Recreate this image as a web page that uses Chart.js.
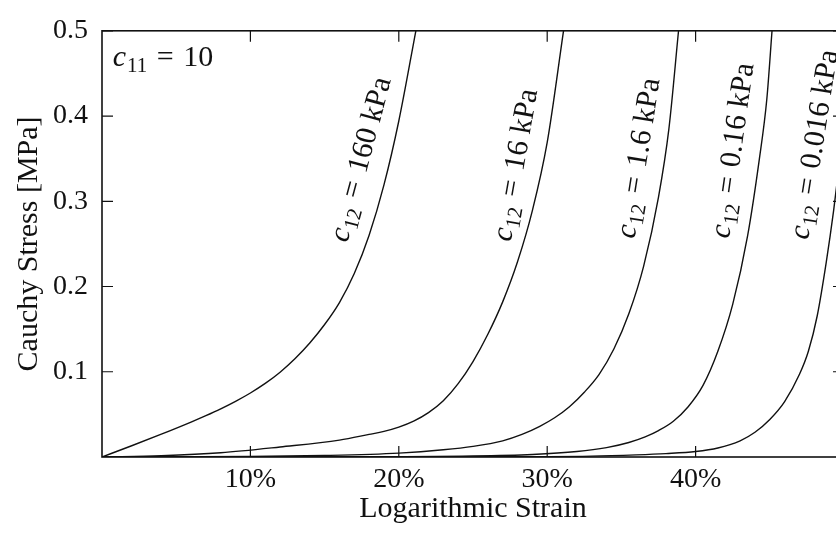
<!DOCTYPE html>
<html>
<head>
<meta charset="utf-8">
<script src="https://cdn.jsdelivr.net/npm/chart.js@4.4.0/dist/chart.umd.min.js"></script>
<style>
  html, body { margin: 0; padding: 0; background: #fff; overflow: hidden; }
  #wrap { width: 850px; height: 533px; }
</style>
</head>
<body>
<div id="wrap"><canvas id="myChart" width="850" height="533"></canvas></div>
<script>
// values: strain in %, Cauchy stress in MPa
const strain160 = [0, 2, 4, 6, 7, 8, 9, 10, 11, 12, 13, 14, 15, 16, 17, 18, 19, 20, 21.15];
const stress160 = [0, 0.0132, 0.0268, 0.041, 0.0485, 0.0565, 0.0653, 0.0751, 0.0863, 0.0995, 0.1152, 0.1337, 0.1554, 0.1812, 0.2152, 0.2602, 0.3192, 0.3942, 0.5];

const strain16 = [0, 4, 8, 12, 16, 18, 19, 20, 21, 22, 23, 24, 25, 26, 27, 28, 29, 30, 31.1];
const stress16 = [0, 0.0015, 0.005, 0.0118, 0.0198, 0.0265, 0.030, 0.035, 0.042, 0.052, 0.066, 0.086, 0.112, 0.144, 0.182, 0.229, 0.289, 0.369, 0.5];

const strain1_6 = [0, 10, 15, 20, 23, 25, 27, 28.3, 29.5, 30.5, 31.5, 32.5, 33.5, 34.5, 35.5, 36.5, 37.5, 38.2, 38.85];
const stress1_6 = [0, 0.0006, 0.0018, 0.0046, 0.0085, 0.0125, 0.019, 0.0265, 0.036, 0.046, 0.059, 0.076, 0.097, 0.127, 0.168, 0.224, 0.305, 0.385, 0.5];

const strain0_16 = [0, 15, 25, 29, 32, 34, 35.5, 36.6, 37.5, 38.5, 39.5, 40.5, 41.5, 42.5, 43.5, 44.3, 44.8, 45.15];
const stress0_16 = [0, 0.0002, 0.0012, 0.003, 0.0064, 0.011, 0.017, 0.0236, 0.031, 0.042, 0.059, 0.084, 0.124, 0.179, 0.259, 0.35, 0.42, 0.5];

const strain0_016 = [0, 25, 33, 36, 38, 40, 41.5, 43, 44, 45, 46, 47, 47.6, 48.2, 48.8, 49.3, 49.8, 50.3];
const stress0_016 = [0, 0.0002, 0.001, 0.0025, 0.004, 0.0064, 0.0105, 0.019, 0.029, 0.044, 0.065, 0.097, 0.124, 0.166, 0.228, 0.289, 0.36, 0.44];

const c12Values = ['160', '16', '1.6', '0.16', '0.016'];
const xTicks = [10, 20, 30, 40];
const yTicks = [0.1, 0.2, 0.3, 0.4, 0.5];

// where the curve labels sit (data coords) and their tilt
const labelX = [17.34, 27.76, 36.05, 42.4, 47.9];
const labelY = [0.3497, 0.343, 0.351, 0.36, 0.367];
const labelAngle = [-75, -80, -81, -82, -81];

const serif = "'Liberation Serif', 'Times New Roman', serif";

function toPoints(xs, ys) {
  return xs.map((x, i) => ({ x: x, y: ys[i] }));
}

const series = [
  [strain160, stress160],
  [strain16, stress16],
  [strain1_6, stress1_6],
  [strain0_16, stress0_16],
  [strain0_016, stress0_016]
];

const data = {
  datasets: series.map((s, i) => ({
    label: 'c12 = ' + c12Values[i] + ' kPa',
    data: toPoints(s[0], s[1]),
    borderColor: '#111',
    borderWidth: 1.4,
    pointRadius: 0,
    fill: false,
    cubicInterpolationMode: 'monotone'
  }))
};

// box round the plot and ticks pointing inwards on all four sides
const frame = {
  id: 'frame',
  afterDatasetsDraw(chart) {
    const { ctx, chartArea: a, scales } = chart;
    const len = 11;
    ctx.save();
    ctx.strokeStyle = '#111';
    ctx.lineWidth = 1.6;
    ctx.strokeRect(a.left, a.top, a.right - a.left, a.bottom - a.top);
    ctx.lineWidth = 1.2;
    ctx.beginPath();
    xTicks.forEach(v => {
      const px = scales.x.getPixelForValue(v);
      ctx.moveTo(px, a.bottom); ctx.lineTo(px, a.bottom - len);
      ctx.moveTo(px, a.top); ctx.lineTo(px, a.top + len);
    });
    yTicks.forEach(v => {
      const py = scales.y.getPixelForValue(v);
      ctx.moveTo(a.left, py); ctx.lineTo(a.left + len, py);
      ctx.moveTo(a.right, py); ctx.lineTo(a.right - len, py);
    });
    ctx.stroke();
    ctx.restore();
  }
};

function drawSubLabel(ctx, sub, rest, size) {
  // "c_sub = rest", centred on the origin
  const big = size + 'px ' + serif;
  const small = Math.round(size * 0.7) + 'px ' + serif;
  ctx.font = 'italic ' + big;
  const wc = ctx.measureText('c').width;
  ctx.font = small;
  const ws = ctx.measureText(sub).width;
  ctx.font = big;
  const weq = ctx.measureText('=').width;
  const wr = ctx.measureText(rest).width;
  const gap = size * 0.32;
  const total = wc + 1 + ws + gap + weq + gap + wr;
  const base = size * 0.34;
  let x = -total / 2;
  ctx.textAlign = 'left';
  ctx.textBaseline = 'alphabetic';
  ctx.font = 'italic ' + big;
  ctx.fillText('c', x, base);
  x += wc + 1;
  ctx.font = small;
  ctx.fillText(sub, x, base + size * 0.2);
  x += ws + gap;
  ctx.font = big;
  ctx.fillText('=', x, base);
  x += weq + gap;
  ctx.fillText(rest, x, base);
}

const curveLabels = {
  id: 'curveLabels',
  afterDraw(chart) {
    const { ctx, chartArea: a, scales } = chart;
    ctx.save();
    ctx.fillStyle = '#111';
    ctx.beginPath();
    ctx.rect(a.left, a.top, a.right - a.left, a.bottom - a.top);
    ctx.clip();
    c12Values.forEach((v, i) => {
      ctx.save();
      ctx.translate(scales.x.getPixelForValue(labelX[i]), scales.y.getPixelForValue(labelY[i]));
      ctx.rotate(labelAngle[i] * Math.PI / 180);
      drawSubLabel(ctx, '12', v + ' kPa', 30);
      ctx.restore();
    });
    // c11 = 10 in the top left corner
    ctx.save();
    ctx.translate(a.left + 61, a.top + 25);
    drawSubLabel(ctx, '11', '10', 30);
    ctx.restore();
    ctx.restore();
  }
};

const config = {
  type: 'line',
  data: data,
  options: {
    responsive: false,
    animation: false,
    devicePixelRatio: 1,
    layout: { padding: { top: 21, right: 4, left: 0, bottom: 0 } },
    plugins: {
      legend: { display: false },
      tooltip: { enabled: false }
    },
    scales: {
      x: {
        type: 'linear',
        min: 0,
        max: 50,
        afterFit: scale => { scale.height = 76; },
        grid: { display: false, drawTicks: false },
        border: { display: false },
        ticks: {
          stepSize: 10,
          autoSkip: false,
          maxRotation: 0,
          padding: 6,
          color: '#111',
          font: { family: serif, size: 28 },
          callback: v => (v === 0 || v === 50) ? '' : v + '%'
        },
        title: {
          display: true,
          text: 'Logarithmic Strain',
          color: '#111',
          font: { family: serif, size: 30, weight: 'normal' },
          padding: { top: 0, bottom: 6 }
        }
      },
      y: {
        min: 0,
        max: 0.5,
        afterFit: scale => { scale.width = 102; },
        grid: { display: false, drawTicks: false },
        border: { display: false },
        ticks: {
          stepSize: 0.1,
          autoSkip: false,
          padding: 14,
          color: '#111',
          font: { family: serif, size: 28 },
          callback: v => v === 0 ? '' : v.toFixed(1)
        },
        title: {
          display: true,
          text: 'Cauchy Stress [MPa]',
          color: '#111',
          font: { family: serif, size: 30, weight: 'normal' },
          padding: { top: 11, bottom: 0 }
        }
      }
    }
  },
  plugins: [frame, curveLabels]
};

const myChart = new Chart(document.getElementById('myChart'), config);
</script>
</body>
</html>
+++++
Pictures stay out. Print the data exactly, from its first line through the line containing "0.305, 0.385, 0.5];".

> [Final result]:
Recreate this image as a web page that uses Chart.js.
<!DOCTYPE html>
<html>
<head>
<meta charset="utf-8">
<script src="https://cdn.jsdelivr.net/npm/chart.js@4.4.0/dist/chart.umd.min.js"></script>
<style>
  html, body { margin: 0; padding: 0; background: #fff; overflow: hidden; }
  #wrap { width: 850px; height: 533px; }
</style>
</head>
<body>
<div id="wrap"><canvas id="myChart" width="850" height="533"></canvas></div>
<script>
// values: strain in %, Cauchy stress in MPa
const strain160 = [0, 2, 4, 6, 7, 8, 9, 10, 11, 12, 13, 14, 15, 16, 17, 18, 19, 20, 21.15];
const stress160 = [0, 0.0132, 0.0268, 0.041, 0.0485, 0.0565, 0.0653, 0.0751, 0.0863, 0.0995, 0.1152, 0.1337, 0.1554, 0.1812, 0.2152, 0.2602, 0.3192, 0.3942, 0.5];

const strain16 = [0, 4, 8, 12, 16, 18, 19, 20, 21, 22, 23, 24, 25, 26, 27, 28, 29, 30, 31.1];
const stress16 = [0, 0.0015, 0.005, 0.0118, 0.0198, 0.0265, 0.030, 0.035, 0.042, 0.052, 0.066, 0.086, 0.112, 0.144, 0.182, 0.229, 0.289, 0.369, 0.5];

const strain1_6 = [0, 10, 15, 20, 23, 25, 27, 28.3, 29.5, 30.5, 31.5, 32.5, 33.5, 34.5, 35.5, 36.5, 37.5, 38.2, 38.85];
const stress1_6 = [0, 0.0006, 0.0018, 0.0046, 0.0085, 0.0125, 0.019, 0.0265, 0.036, 0.046, 0.059, 0.076, 0.097, 0.127, 0.168, 0.224, 0.305, 0.385, 0.5];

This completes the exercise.